I’ve not read Don Winslow’s critically and commercially successful drug-trade suspense novel, Savages, but I’m almost willing to surmise that he may have made a mistake in entrusting director Oliver Stone with its screen adaptation (assuming, of course, he had a choice). I’m speaking aesthetically; Winslow may be well satisfied with the financial arrangements and the results. And there is the small matter of his share of the writing credit (with Stone and Shane Salerno).

Still, this movie seemed more than a little out of whack to me, given Winslow’s reputation. New York Times crime-fiction columnist Marilyn Stasio, for example, has commended him for his “chill,” “cool” style, and his skillfully amusing evocations of one kind of Southern California life. If there is anything the hyperkinetic, obsessively lurid Stone is not known for, it’s a chill style, or a communicated sense of fun. Savages is unlikely to change that impression. It’s frequently a frenetically, even gruesomely, violent exercise. And for all its slash-and-burn character—I mean this description literally—it’s also curiously clumsy and flat at times.

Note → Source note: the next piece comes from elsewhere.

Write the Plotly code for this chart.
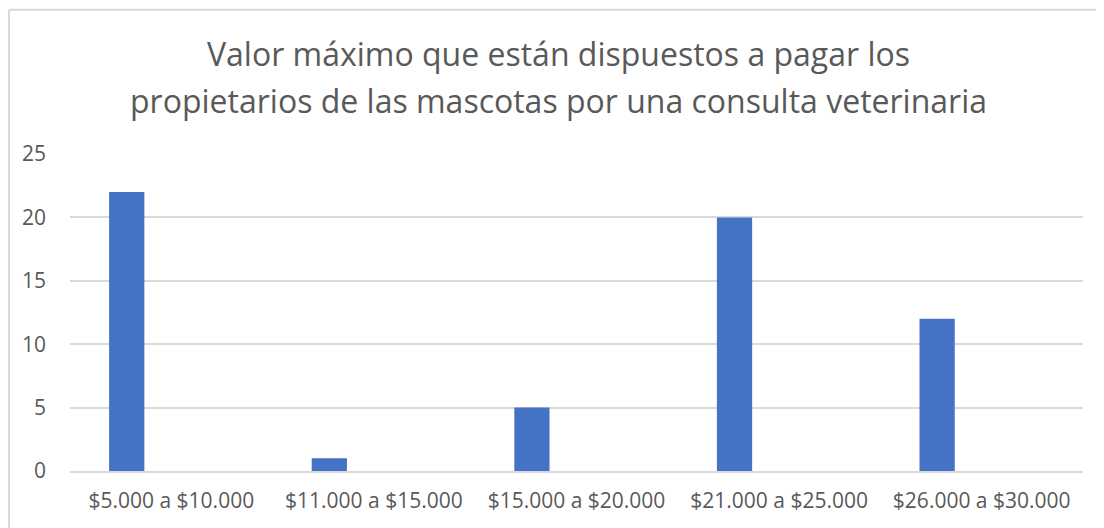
import plotly.graph_objects as go

# data
categorias = ["$5.000 a $10.000", "$11.000 a $15.000", "$15.000 a $20.000",
              "$21.000 a $25.000", "$26.000 a $30.000"]
valores = [22, 1, 5, 20, 12]
y_ticks = [0, 5, 10, 15, 20, 25]

titulo_1 = "Valor máximo que están dispuestos a pagar los"
titulo_2 = "propietarios de las mascotas por una consulta veterinaria"

gris = "#595959"

fig = go.Figure()
fig.add_trace(go.Bar(
    x=categorias, y=valores,
    width=0.174, offset=-0.307,
    marker=dict(color="#4472C4", line=dict(width=0)),
))

fig.update_layout(
    width=1104, height=528,
    margin=dict(l=62, r=29, t=146, b=65),
    paper_bgcolor="white", plot_bgcolor="white",
    showlegend=False,
    font=dict(family="Open Sans", color=gris, size=21),
    xaxis=dict(showgrid=False, showline=True, linecolor="#D9D9D9", linewidth=1.5,
               ticks="", tickfont=dict(size=21, color=gris), ticklabelstandoff=10),
    yaxis=dict(range=[0, 25], tickvals=y_ticks, showgrid=True, gridcolor="#D9D9D9",
               gridwidth=1.5, zeroline=False, showline=False, ticks="",
               tickfont=dict(size=21, color=gris), ticklabelstandoff=23),
    shapes=[
        dict(type="line", xref="paper", yref="paper", x0=-0.0602, x1=-0.0602,
             y0=1.455, y1=-0.2, line=dict(color="#D9D9D9", width=2)),
        dict(type="line", xref="paper", yref="paper", x0=-0.0602, x1=1.03,
             y0=1.455, y1=1.455, line=dict(color="#D9D9D9", width=2)),
    ],
)

# title in two lines, placed separately to match the line spacing
for texto, ypos in [(titulo_1, 1.3186), (titulo_2, 1.1703)]:
    fig.add_annotation(text=texto, xref="paper", yref="paper", x=0.4827, y=ypos,
                       xanchor="center", yanchor="middle", showarrow=False,
                       font=dict(size=32, color=gris))

fig.write_html("out.html")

The movie centers on three young mutually loving and sexually involved dope merchants in Laguna Beach who run afoul of a brutal Mexican drug cartel that wants to acquire their operation. And won’t take “no” for an answer, as it soon makes horribly clear. Chon (Taylor Kitsch), O—it stands for Ophelia—(Blake Lively), and Ben (Aaron Johnson) are meant to be sympathetic, and there even seems to be an innocence-destroyed subtheme, but they’re not really persuasively drawn or played, even in pulp-fiction terms. The most vivid characters are portrayed by Salma Hayek as the cooly murderous cartel chief and Benicio Del Toro as her gruesomely evil henchman. A clunky voice-over from O is supposed to fill in some of what’s probably gone missing, but it’s too much tell, not enough show.

Some of the action sequences are skillfully put together, but the final effect isn’t really credible. I’m also willing to make a small wager that the novel’s resolution has been heavily altered. The movie’s ending isn’t just a copout, it feels tacked on.